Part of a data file
+-------+

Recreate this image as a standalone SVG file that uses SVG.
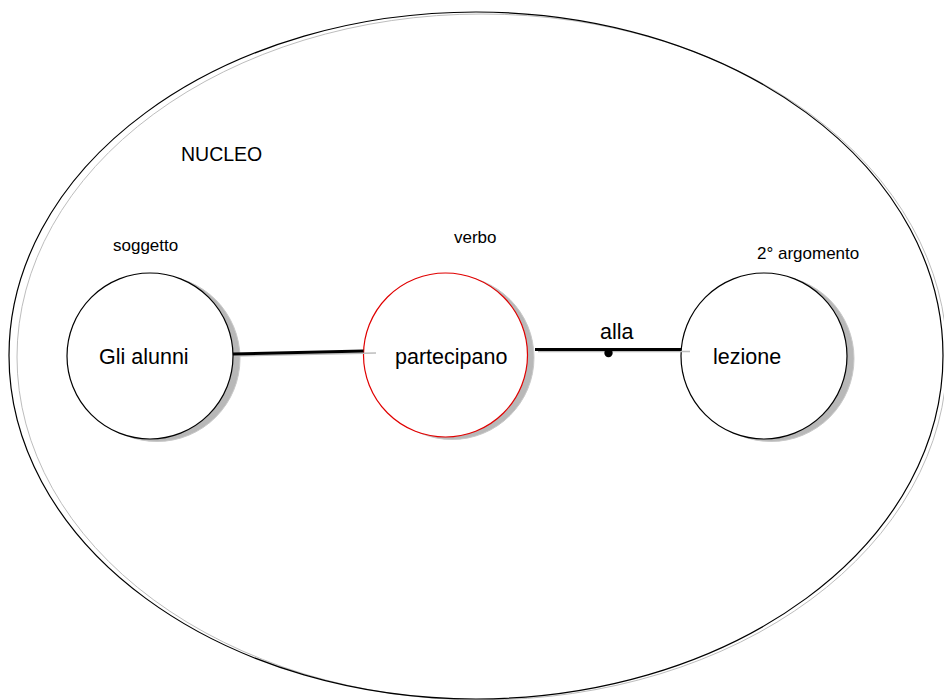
<svg xmlns="http://www.w3.org/2000/svg" width="944" height="700" viewBox="0 0 944 700">
<style>
  .lbl { font-family: "Liberation Sans", Arial, sans-serif; fill: #000; }
  .main { font-size: 21.5px; }
  .small { font-size: 17px; }
  .shadow { fill: #b8b8b8; stroke: #c8c8c8; stroke-width: 1; }
  .node { fill: #fff; stroke: #000; stroke-width: 1.2; }
  .conn { stroke: #000; stroke-width: 3; fill: none; }
  .connsh { stroke: #bdbdbd; stroke-width: 1.5; fill: none; }
</style>
<rect x="0" y="0" width="944" height="700" fill="#fff"/>
<g id="nucleo">
  <ellipse cx="482" cy="357" rx="465" ry="343" fill="none" stroke="#bdbdbd" stroke-width="1"/>
  <ellipse cx="476" cy="355.5" rx="467" ry="343.5" fill="none" stroke="#000" stroke-width="1.2"/>
  <text class="lbl" x="181" y="161" font-size="19.5">NUCLEO</text>
</g>
<g id="soggetto">
  <circle class="shadow" cx="157" cy="358.5" r="83"/>
  <circle class="node" cx="150" cy="356" r="83"/>
  <text class="lbl main" x="99" y="364">Gli alunni</text>
  <text class="lbl small" x="113" y="251">soggetto</text>
</g>
<g id="verbo">
  <circle class="shadow" cx="452" cy="357.5" r="82"/>
  <circle cx="445.5" cy="355" r="82" fill="#fff" stroke="#e00000" stroke-width="1.2"/>
  <text class="lbl main" x="395" y="364">partecipano</text>
  <text class="lbl small" x="454" y="243">verbo</text>
</g>
<g id="argomento">
  <circle class="shadow" cx="771" cy="358.5" r="83"/>
  <circle class="node" cx="764" cy="356" r="83"/>
  <text class="lbl main" x="713" y="364">lezione</text>
  <text class="lbl small" x="757" y="259">2° argomento</text>
</g>
<g id="connectors">
  <line class="connsh" x1="234" y1="356" x2="376" y2="353"/>
  <line class="conn" x1="233" y1="354" x2="363.5" y2="351"/>
  <line class="connsh" x1="538" y1="351.5" x2="690" y2="351.5"/>
  <line class="conn" x1="535" y1="349.5" x2="681" y2="349.5"/>
  <circle cx="608.5" cy="353" r="4.2" fill="#000"/>
  <text class="lbl main" x="600" y="339">alla</text>
</g>
</svg>
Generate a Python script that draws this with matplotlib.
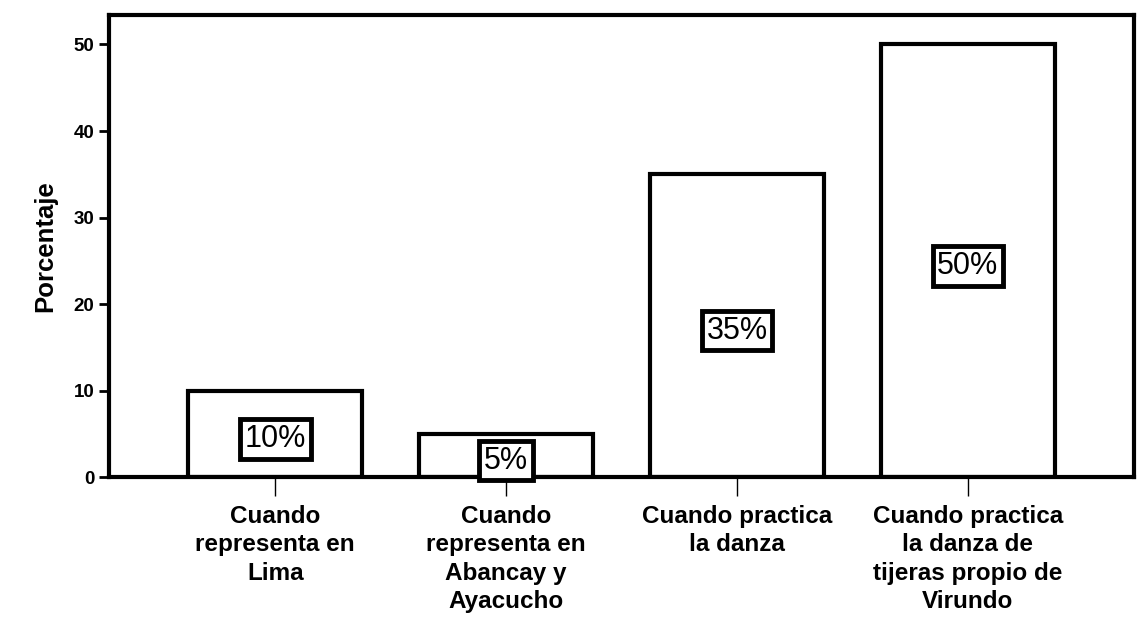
import numpy as np
import matplotlib.pyplot as plt

categorias = ["Cuando\nrepresenta en\nLima",
              "Cuando\nrepresenta en\nAbancay y\nAyacucho",
              "Cuando practica\nla danza",
              "Cuando practica\nla danza de\ntijeras propio de\nVirundo"]
porcentaje = [10, 5, 35, 50]
etiquetas = ["10%", "5%", "35%", "50%"]
yticks = [0, 10, 20, 30, 40, 50]

plt.rcParams['font.family'] = ['Liberation Sans', 'DejaVu Sans']

fig = plt.figure(figsize=(11.39, 6.18), dpi=100)
ax = fig.add_axes([0.0957, 0.228, 0.900, 0.7476])

x = np.arange(len(categorias))
ax.bar(x, porcentaje, width=0.755, color="white", edgecolor="black", linewidth=3)

for xi, v, t in zip(x, porcentaje, etiquetas):
    ax.text(xi, v / 2 - 0.6, t, ha="center", va="center", fontsize=22,
            bbox=dict(boxstyle="square,pad=0.15", fc="white", ec="black", lw=3.5),
            clip_on=False, zorder=5)

ax.set_xlim(-0.72, 3.72)
ax.set_ylim(0, 53.4)
ax.set_yticks(yticks)
ax.set_yticklabels([str(t) for t in yticks], fontsize=13.5, fontweight="bold")
ax.set_xticks(x)
ax.set_xticklabels(categorias, fontsize=17.5, fontweight="bold", linespacing=1.3)
ax.tick_params(axis="y", length=7, width=2, direction="out")
ax.tick_params(axis="x", length=14, width=1, direction="out", pad=6)
ax.set_ylabel("Porcentaje", fontsize=18.5, fontweight="bold", labelpad=12)

for s in ax.spines.values():
    s.set_linewidth(3)

fig.savefig("out.png", dpi=100)
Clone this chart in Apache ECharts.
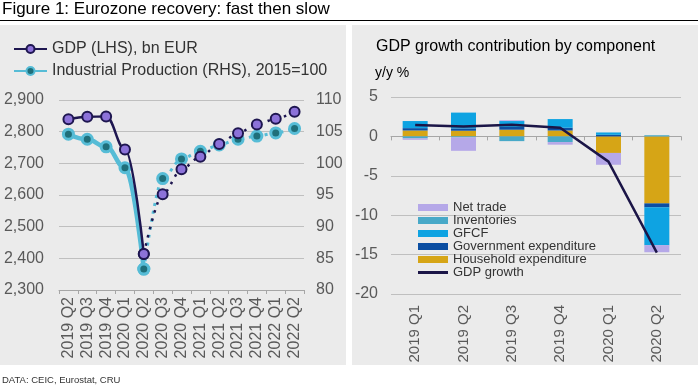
<!DOCTYPE html>
<html><head><meta charset="utf-8">
<script src="https://cdn.jsdelivr.net/npm/echarts@6/dist/echarts.min.js"></script>
<style>html,body{margin:0;padding:0;background:#fff;}#c{width:698px;height:387px;}</style>
</head><body><div id="c"></div>
<script>
// ---- Left chart data ----
const quarters = ['2019 Q2','2019 Q3','2019 Q4','2020 Q1','2020 Q2','2020 Q3','2020 Q4','2021 Q1','2021 Q2','2021 Q3','2021 Q4','2022 Q1','2022 Q2'];
const gdpLevel = [2839, 2847, 2848, 2744, 2414, 2602, 2681, 2721, 2761, 2795, 2823, 2841, 2863];
const ipIndex = [104.6, 103.8, 102.6, 99.3, 83.3, 97.6, 100.7, 101.9, 102.9, 103.8, 104.3, 104.8, 105.5];
const lastActualIndex = 4; // solid up to 2020 Q2, dotted afterwards

// ---- Right chart data ----
const compQuarters = ['2019 Q1','2019 Q2','2019 Q3','2019 Q4','2020 Q1','2020 Q2'];
const household = [0.75, 0.72, 0.85, 0.75, -2.1, -8.5];
const government = [0.3, 0.3, 0.35, 0.35, 0.2, -0.5];
const gfcf = [0.9, 2.0, 0.75, 1.1, 0.3, -4.8];
const inventories = [-0.25, -0.13, -0.6, -0.72, 0, 0.15];
const netTrade = [-0.18, -1.7, 0.1, -0.33, -1.5, -0.9];
const gdpGrowth = [1.45, 1.27, 1.48, 1.1, -3.2, -14.75];

const GDP_NAME = 'GDP (LHS), bn EUR';
const IP_NAME = 'Industrial Production (RHS), 2015=100';

const solidPart = a => a.map((v, i) => i <= lastActualIndex ? v : '-');
const dottedPart = a => a.map((v, i) => i >= lastActualIndex ? v : '-');

const navy = '#1e1650';
const purple = '#8c72d9';
const teal = '#56bcd6';
const darkTeal = '#1f6f7a';
const gridCol = '#bfbfbf';
const axisCol = '#a6a6a6';
const labelCol = '#595959';
const FONT = 'Liberation Sans, Arial, sans-serif';

const chart = echarts.init(document.getElementById('c'));

const gdpMarker = {color: purple, borderColor: navy, borderWidth: 2};
const ipMarker = {color: darkTeal, borderColor: teal, borderWidth: 3};

const option = {
  animation: false,
  textStyle: {fontFamily: FONT},
  graphic: [
    {type: 'rect', z: -100, silent: true, shape: {x: 0, y: 25, width: 346, height: 340}, style: {fill: '#ebebeb'}},
    {type: 'rect', z: -100, silent: true, shape: {x: 352, y: 25, width: 346, height: 340}, style: {fill: '#ebebeb'}},
    {type: 'text', x: 2, y: 1, style: {text: 'Figure 1: Eurozone recovery: fast then slow', font: '17px ' + FONT, fill: '#000'}},
    {type: 'line', shape: {x1: 0, y1: 20.5, x2: 698, y2: 20.5}, style: {stroke: '#000', lineWidth: 1}},
    {type: 'text', x: 375, y: 66, style: {text: 'y/y %', font: '14px ' + FONT, fill: '#000'}},
    {type: 'text', x: 2, y: 375, style: {text: 'DATA: CEIC, Eurostat, CRU', font: '9.5px ' + FONT, fill: '#333'}}
  ],
  title: [{
    text: 'GDP growth contribution by component',
    left: 376, top: 39, padding: 0,
    textStyle: {fontSize: 16, fontWeight: 'normal', color: '#000', fontFamily: FONT}
  }],
  legend: [
    {
      data: [GDP_NAME, IP_NAME],
      orient: 'vertical', left: 13, top: 41, padding: 0,
      itemWidth: 33, itemHeight: 10, itemGap: 6,
      textStyle: {fontSize: 16, color: '#333', fontFamily: FONT}
    },
    {
      data: [
        {name: 'Net trade', icon: 'rect'},
        {name: 'Inventories', icon: 'rect'},
        {name: 'GFCF', icon: 'rect'},
        {name: 'Government expenditure', icon: 'rect'},
        {name: 'Household expenditure', icon: 'rect'},
        {name: 'GDP growth', icon: 'path://M0,0L10,0L10,1L0,1Z'}
      ],
      orient: 'vertical', left: 418, top: 201, padding: 0,
      itemWidth: 30, itemHeight: 7, itemGap: 0,
      textStyle: {fontSize: 13, color: '#333', fontFamily: FONT, lineHeight: 13}
    }
  ],
  grid: [
    {left: 59, width: 245, top: 100, height: 190},
    {left: 391, width: 290, top: 97, height: 197}
  ],
  xAxis: [
    {
      gridIndex: 0, type: 'category', data: quarters, boundaryGap: true,
      axisLine: {lineStyle: {color: axisCol}},
      axisTick: {show: true, interval: 0, length: 4, lineStyle: {color: axisCol}},
      axisLabel: {interval: 0, rotate: 90, fontSize: 16, color: labelCol, margin: 7, fontFamily: FONT}
    },
    {
      gridIndex: 1, type: 'category', data: compQuarters, position: 'bottom',
      axisLine: {show: false, onZero: false},
      axisTick: {show: false},
      axisLabel: {interval: 0, rotate: 90, fontSize: 15, color: labelCol, margin: 11, fontFamily: FONT}
    },
    {
      gridIndex: 1, type: 'category', data: compQuarters, position: 'bottom',
      axisLine: {show: true, onZero: true, lineStyle: {color: axisCol}},
      axisTick: {show: true, interval: 0, length: 4, lineStyle: {color: axisCol}},
      axisLabel: {show: false}
    }
  ],
  yAxis: [
    {
      gridIndex: 0, type: 'value', min: 2300, max: 2900, interval: 100,
      axisLine: {show: false}, axisTick: {show: false},
      splitLine: {lineStyle: {color: gridCol}},
      axisLabel: {fontSize: 16, color: labelCol, margin: 15, fontFamily: FONT,
        formatter: v => v.toLocaleString('en-US')}
    },
    {
      gridIndex: 0, type: 'value', position: 'right', min: 80, max: 110, interval: 5,
      axisLine: {show: false}, axisTick: {show: false}, splitLine: {show: false},
      axisLabel: {fontSize: 16, color: labelCol, margin: 12, fontFamily: FONT}
    },
    {
      gridIndex: 1, type: 'value', min: -20, max: 5, interval: 5,
      axisLine: {show: false}, axisTick: {show: false},
      splitLine: {lineStyle: {color: gridCol}},
      axisLabel: {fontSize: 16, color: labelCol, margin: 13, fontFamily: FONT}
    }
  ],
  series: [
    {
      name: IP_NAME, type: 'line', xAxisIndex: 0, yAxisIndex: 1,
      data: solidPart(ipIndex), smooth: 0.4, smoothMonotone: 'x',
      symbol: 'circle', symbolSize: 10, itemStyle: ipMarker,
      lineStyle: {color: teal, width: 4.5}, z: 3
    },
    {
      name: IP_NAME, type: 'line', xAxisIndex: 0, yAxisIndex: 1,
      data: dottedPart(ipIndex), smooth: 0.3, smoothMonotone: 'x',
      symbol: 'circle', symbolSize: 10, itemStyle: ipMarker,
      lineStyle: {color: teal, width: 3, type: [3, 5]}, z: 3
    },
    {
      name: GDP_NAME, type: 'line', xAxisIndex: 0, yAxisIndex: 0,
      data: solidPart(gdpLevel), smooth: 0.4, smoothMonotone: 'x',
      symbol: 'circle', symbolSize: 10, itemStyle: gdpMarker,
      lineStyle: {color: navy, width: 2.5}, z: 4
    },
    {
      name: GDP_NAME, type: 'line', xAxisIndex: 0, yAxisIndex: 0,
      data: dottedPart(gdpLevel), smooth: 0.3, smoothMonotone: 'x',
      symbol: 'circle', symbolSize: 10, itemStyle: gdpMarker,
      lineStyle: {color: navy, width: 2.5, type: [2.5, 6]}, z: 4
    },
    {name: 'Household expenditure', type: 'bar', stack: 'c', xAxisIndex: 1, yAxisIndex: 2, data: household, barWidth: 25, itemStyle: {color: '#d6a516'}},
    {name: 'Government expenditure', type: 'bar', stack: 'c', xAxisIndex: 1, yAxisIndex: 2, data: government, barWidth: 25, itemStyle: {color: '#0b4ea2'}},
    {name: 'GFCF', type: 'bar', stack: 'c', xAxisIndex: 1, yAxisIndex: 2, data: gfcf, barWidth: 25, itemStyle: {color: '#0ea3e2'}},
    {name: 'Inventories', type: 'bar', stack: 'c', xAxisIndex: 1, yAxisIndex: 2, data: inventories, barWidth: 25, itemStyle: {color: '#48a9c8'}},
    {name: 'Net trade', type: 'bar', stack: 'c', xAxisIndex: 1, yAxisIndex: 2, data: netTrade, barWidth: 25, itemStyle: {color: '#b5a8e8'}},
    {
      name: 'GDP growth', type: 'line', xAxisIndex: 1, yAxisIndex: 2, data: gdpGrowth,
      symbol: 'none', lineStyle: {color: '#1b1547', width: 2.5}, itemStyle: {color: '#1b1547'}, z: 5
    }
  ]
};
chart.setOption(option);
</script>
</body></html>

+-------+

Exercise
Copy word for word only the lines above from the one with "Generate a Python" through the one with "import matplotlib.pyplot as plt". Leave pictures out.

Worked solution
Generate a Python script that draws this with matplotlib.
import numpy as np
import matplotlib.pyplot as plt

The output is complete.